Resmi olmayan sonuçlara göre İBB Başkanlığı'nı kazanan CHP'li Ekrem İmamoğlu, AA Genel Müdürü Şenol Kazancı'nın ismini anmadan 'istifa' çağrısında bulundu. İmamoğlu, "Benim cebimdeki paranın bir kısmı şu anda AA'nın genel müdürünün cebinde. Gitsin AK Parti'de siyaset yapsın" dedi.
Yüksek Seçim Kurulu ve Anadolu Ajansı verilerine göre İstanbul Büyükşehir Belediye Başkanlığı'nı kazanan Ekrem İmamoğlu, Ankara seyahati öncesi Atatürk Havalimanı'nda kameraların karşısına geçti.
İmamoğlu'nun açıklamalarından öne çıkanlar şöyle:
"Bugün ayın 2'si. Günler hızlı geçiyor. Ben seçimden sonra Ankara'ya Anıtkabir'i ziyareti planlamıştım. Bu benim manevi planımdı çocuklarımla beraber. Anıtkabir ziyareti yapacağız saat 15:00'da. Akabinde genel merkezi ziyaret edeceğim, genel başkanımla bir ziyaretim var. Ardından da İYİ Parti Genel Başkanı Meral Akşener'i ziyaret edeceğim. Sonra geri döneceğiz.
Bugün Miraç Kandili, mübarek olsun. İslam aleminin ve milletimizin Miraç Kandili mübarek olsun. Günahlarından arınan, iyiliklere uzanan bir gece olsun hep beraber. Kötülüklerden uzak, yanlışlardan uzak, doğruları kabul eden ve hoşgörüsü yüksek bir topluma dönüşelim.
Seçim gündemi devam diyor. Bu gündem devam ederken aslında hiç de hoş olmayan ortamlar da yaşıyoruz. Sabırla takip ediyorum ama sabır kadar inancım, kararlılığım en üst seviyede, bunun bilinmesini istiyorum. Çok şey birbirine karıştı, beni çok üzüyor.
AA MÜDÜRÜNE İSTİFA ÇAĞRISI
Neler derseniz; devletin imkânları, makamları, kurumları neye hizmet edeceğini şaşırmış durumda. Devletin kurumları derken tekrar Anadolu Ajansı'nın altını çizmek istiyorum. Devletin haber alma ajansı. Benim cebimdeki paranın bir kısmı şu anda AA'nın genel müdürünün cebinde.

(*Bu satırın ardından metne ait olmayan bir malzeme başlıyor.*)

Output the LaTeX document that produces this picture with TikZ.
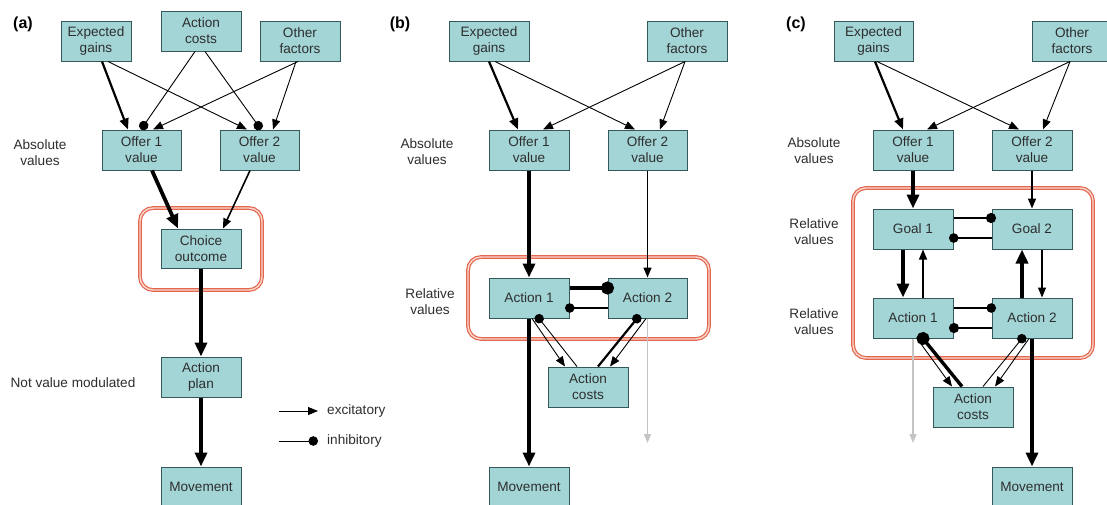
\documentclass[tikz,border=0pt]{standalone}
\usepackage{fontspec}
\setmainfont{Liberation Sans}
\usetikzlibrary{arrows.meta,calc}
\definecolor{boxfill}{HTML}{A3D5D6}
\definecolor{boxline}{HTML}{35585A}
\definecolor{txt}{HTML}{2E2E2E}
\definecolor{redline}{HTML}{E2674E}
\definecolor{redin}{HTML}{FAD6CC}
\definecolor{greyarr}{HTML}{C4C4C4}
\tikzset{
 bx/.style={draw=boxline, fill=boxfill, line width=1pt, minimum width=80pt, minimum height=40pt,
   inner sep=0pt, align=center, text=txt, font=\fontsize{13.6}{16}\selectfont},
 lbl/.style={align=center, text=txt, inner sep=0pt, font=\fontsize{13.6}{16}\selectfont},
 plbl/.style={inner sep=0pt, text=black, font=\fontsize{16}{18}\selectfont\bfseries},
 exc/.style={-{Triangle[length=10pt,width=8pt]}, line width=0.9pt},
 excM/.style={-{Triangle[length=11pt,width=9pt]}, line width=2.2pt},
 excT/.style={-{Triangle[length=14pt,width=12pt]}, line width=3.8pt},
 inh/.style={-{Circle[length=9.5pt]}, line width=0.9pt},
 inhM/.style={-{Circle[length=10pt]}, line width=2.4pt},
 inhT/.style={-{Circle[length=13pt]}, line width=3.4pt},
 dotin/.style={shorten >=-4.5pt},
 dotinT/.style={shorten >=-6.5pt},
 grey/.style={-{Triangle[length=9pt,width=7pt]}, line width=1.3pt, draw=greyarr, color=greyarr},
 redbox/.style={draw=redline, double=redin, double distance=1.4pt, line width=1.2pt, rounded corners=13pt},
}
\begin{document}
\begin{tikzpicture}[x=1pt,y=-1pt]
\useasboundingbox (0,0) rectangle (1107,504);
\fill[white] (0,0) rectangle (1107,504);
\clip (0,0) rectangle (1107,504);

% ---------------- panel (a)
\node[plbl] (pa) at (23,24) {(a)};
\node[bx, minimum width=70pt] (eg_a) at (96,41) {Expected\\gains};
\node[bx] (ac_a) at (201,31) {Action\\costs};
\node[bx] (of_a) at (300,41) {Other\\factors};
\node[bx, minimum width=79pt] (o1_a) at (141.5,150) {Offer 1\\value};
\node[bx, minimum width=79pt] (o2_a) at (259.5,150) {Offer 2\\value};
\node[lbl] (abs_a) at (40,153) {Absolute\\values};
\draw[redbox] (140,208) rectangle (262,290);
\node[bx, minimum height=39pt] (ch_a) at (201,248.5) {Choice\\outcome};
\node[bx] (ap_a) at (201,377) {Action\\plan};
\node[bx] (mv_a) at (201,487) {Movement};
\node[lbl] (nvm_a) at (73,383) {Not value modulated};

\draw[excM] ([xshift=6pt]eg_a.south) -- ([xshift=-13.5pt]o1_a.north);
\draw[exc] ([xshift=12pt]eg_a.south) -- ([xshift=-12.5pt]o2_a.north);
\draw[inh] ([xshift=-6pt]ac_a.south) -- ([xshift=-0.5pt]o1_a.north);
\draw[inh] ([xshift=4pt]ac_a.south) -- ([xshift=1.5pt]o2_a.north);
\draw[exc] ([xshift=-2pt]of_a.south) -- ([xshift=11.5pt]o1_a.north);
\draw[exc] ([xshift=-4pt]of_a.south) -- ([xshift=13.5pt]o2_a.north);
\draw[excT] ([xshift=10.5pt]o1_a.south) -- ([xshift=-23pt]ch_a.north);
\draw[-{Triangle[length=10pt,width=8pt]}, line width=1.6pt] ([xshift=-9.5pt]o2_a.south) -- ([xshift=22pt]ch_a.north);
\draw[excT] (ch_a.south) -- (ap_a.north);
\draw[excT] (ap_a.south) -- (mv_a.north);

% legend
\coordinate (le1) at (279,411);
\coordinate (le2) at (318,411);
\coordinate (li1) at (279,441);
\coordinate (li2) at (318,441);
\draw[exc] (le1) -- (le2);
\draw[inh] (li1) -- (li2);
\node[lbl, anchor=west] (lex) at (327,411) {excitatory};
\node[lbl, anchor=west] (lin) at (327,441) {inhibitory};

% ---------------- panel (b)
\node[plbl] (pb) at (400,24) {(b)};
\node[bx] (eg_b) at (489,41) {Expected\\gains};
\node[bx] (of_b) at (687,41) {Other\\factors};
\node[bx] (o1_b) at (529,150) {Offer 1\\value};
\node[bx, minimum width=79pt] (o2_b) at (647.5,150) {Offer 2\\value};
\node[lbl] (abs_b) at (427,152) {Absolute\\values};
\draw[redbox] (468,257) rectangle (709,339);
\node[bx] (a1_b) at (529,298) {Action 1};
\node[bx, minimum width=79pt] (a2_b) at (647.5,298) {Action 2};
\node[lbl] (rel_b) at (430,302) {Relative\\values};
\node[bx] (ac_b) at (588,387) {Action\\costs};
\node[bx] (mv_b) at (529,487) {Movement};
\coordinate (gr_b) at (647.5,443);

\draw[excM] (eg_b.south) -- ([xshift=-11pt]o1_b.north);
\draw[exc] ([xshift=6pt]eg_b.south) -- ([xshift=-12.5pt]o2_b.north);
\draw[exc] ([xshift=-2pt]of_b.south) -- ([xshift=14pt]o1_b.north);
\draw[exc] ([xshift=-2pt]of_b.south) -- ([xshift=12.5pt]o2_b.north);
\draw[excT] (o1_b.south) -- (a1_b.north);
\draw[-{Triangle[length=10pt,width=8pt]}, line width=1.4pt] (o2_b.south) -- (a2_b.north);
\draw[inhT, dotinT] ([yshift=10pt]a1_b.east) -- ([yshift=10pt]a2_b.west);
\draw[inh, line width=1.4pt, dotin] ([yshift=-10pt]a2_b.west) -- ([yshift=-10pt]a1_b.east);
\draw[exc] ([xshift=3pt]a1_b.south) -- ([xshift=-23pt]ac_b.north);
\draw[inh, dotin] ([xshift=-11pt]ac_b.north) -- ([xshift=10pt]a1_b.south);
\draw[inh, line width=2.2pt, dotin] ([xshift=10pt]ac_b.north) -- ([xshift=-10.5pt]a2_b.south);
\draw[exc] ([xshift=-1.5pt]a2_b.south) -- ([xshift=22pt]ac_b.north);
\draw[grey] (a2_b.south) -- (gr_b);
\draw[excT] (a1_b.south) -- (mv_b.north);

% ---------------- panel (c)
\node[plbl] (pc) at (796,24) {(c)};
\node[bx, minimum width=79pt] (eg_c) at (873.5,41) {Expected\\gains};
\node[bx] (of_c) at (1072,41) {Other\\factors};
\node[bx] (o1_c) at (913,150) {Offer 1\\value};
\node[bx] (o2_c) at (1032,150) {Offer 2\\value};
\node[lbl] (abs_c) at (814,151) {Absolute\\values};
\draw[redbox] (853,188) rectangle (1093,358);
\node[bx] (g1_c) at (913,229) {Goal 1};
\node[bx] (g2_c) at (1032,229) {Goal 2};
\node[lbl] (rel_c1) at (814,232) {Relative\\values};
\node[bx] (a1_c) at (913,318) {Action 1};
\node[bx] (a2_c) at (1032,318) {Action 2};
\node[lbl] (rel_c2) at (814,322) {Relative\\values};
\node[bx] (ac_c) at (973,407) {Action\\costs};
\node[bx] (mv_c) at (1032,487) {Movement};
\coordinate (gr_c) at (913,443);

\draw[excM] ([xshift=1.5pt]eg_c.south) -- ([xshift=-10pt]o1_c.north);
\draw[exc] ([xshift=3.5pt]eg_c.south) -- ([xshift=-13pt]o2_c.north);
\draw[exc] ([xshift=-2pt]of_c.south) -- ([xshift=14pt]o1_c.north);
\draw[exc] ([xshift=-2pt]of_c.south) -- ([xshift=11pt]o2_c.north);
\draw[excT] (o1_c.south) -- (g1_c.north);
\draw[-{Triangle[length=10pt,width=8pt]}, line width=1.4pt] (o2_c.south) -- (g2_c.north);
\draw[inhM, dotin] ([yshift=11pt]g1_c.east) -- ([yshift=11pt]g2_c.west);
\draw[inh, line width=1.5pt, dotin] ([yshift=-9pt]g2_c.west) -- ([yshift=-9pt]g1_c.east);
\draw[excT] ([xshift=-10pt]g1_c.south) -- ([xshift=-10pt]a1_c.north);
\draw[exc, line width=1.2pt] ([xshift=10pt]a1_c.north) -- ([xshift=10pt]g1_c.south);
\draw[excT] ([xshift=-10pt]a2_c.north) -- ([xshift=-10pt]g2_c.south);
\draw[exc, line width=1.2pt] ([xshift=10pt]g2_c.south) -- ([xshift=10pt]a2_c.north);
\draw[inh, line width=1.5pt, dotin] ([yshift=10pt]a1_c.east) -- ([yshift=10pt]a2_c.west);
\draw[inhM, dotin] ([yshift=-10pt]a2_c.west) -- ([yshift=-10pt]a1_c.east);
\draw[inhT, dotinT] ([xshift=-11pt]ac_c.north) -- ([xshift=10pt]a1_c.south);
\draw[exc] ([xshift=4pt]a1_c.south) -- ([xshift=-21pt]ac_c.north);
\draw[inh, dotin] ([xshift=10pt]ac_c.north) -- ([xshift=-10pt]a2_c.south);
\draw[exc] ([xshift=-3pt]a2_c.south) -- ([xshift=22pt]ac_c.north);
\draw[grey] (a1_c.south) -- (gr_c);
\draw[excT] (a2_c.south) -- (mv_c.north);
\end{tikzpicture}
\end{document}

Niye derseniz? Hepimizin vergisiyle Anadolu Ajansı görev yapıyor ve Türkiye'nin haber alma kaynağı durumunda ama vazifesini yerine getirmiyor. Şu anda tahmin ediyorum mahcubiyet içerisinde ama mahcubiyeti şu: 'Yav keşke haberleri zamanında ve doğru verseydim' mahcubiyeti değil, 'ben niye istediğim adaya kazandıramadım' mahcubiyetini yaşıyor. Bu çok acı bir durum. Genel müdürü veya kimse meshulü derhal istifa etmeli. Gitsin siyaset yapsın kardeşim. Gitsin AK Parti'de ya da hangi partiyi uygun görüyorsa orada siyaset yapsın. Ama bir devletin kurumunun başındaysa bürokrat olma bilincini, ahlakını, vicdanını taşısın.
YILDIRIM'I TEBRİK EDERİM' DERDİM, DEMİYORUM ÇÜNKÜ...
Her yol mübahtır anlayışı şu anda zehir gibi kurumlarda ve devletin bazı yetkililerin beyninde geziyor. Partizanlık zaten bir zehir demiştim. Çok enjekte edilmiş durumda her ortama. Ama ben bu sürecin bir panzehiri olmaya geliyorum. Düzelteceğiz, bu sorunları aşacağız.
AK Parti genel merkezinde yapılan toplantılar 'adayımıza nasıl kazandırırım' toplantıları olunca olmuyor. 16 milyon İstanbullu var, İstanbullu, İstanbul ittifakı kazanmıştır. Islak imzalı tutanaklar, hesaplamalar var, sonuç ne biliyoruz. Bu kadar inançlı olmamızın arkasında bu var. Sonuç karşı tarafından lehinde olsaydı bu kardeşiniz çıkar, milletin huzurunda, "Sayın Binali Yıldırım tebrik ederim' derdim, demiyorum çünkü ben kazandım. Ama Sayın Yıldırım'ı da teessüfle izliyorum."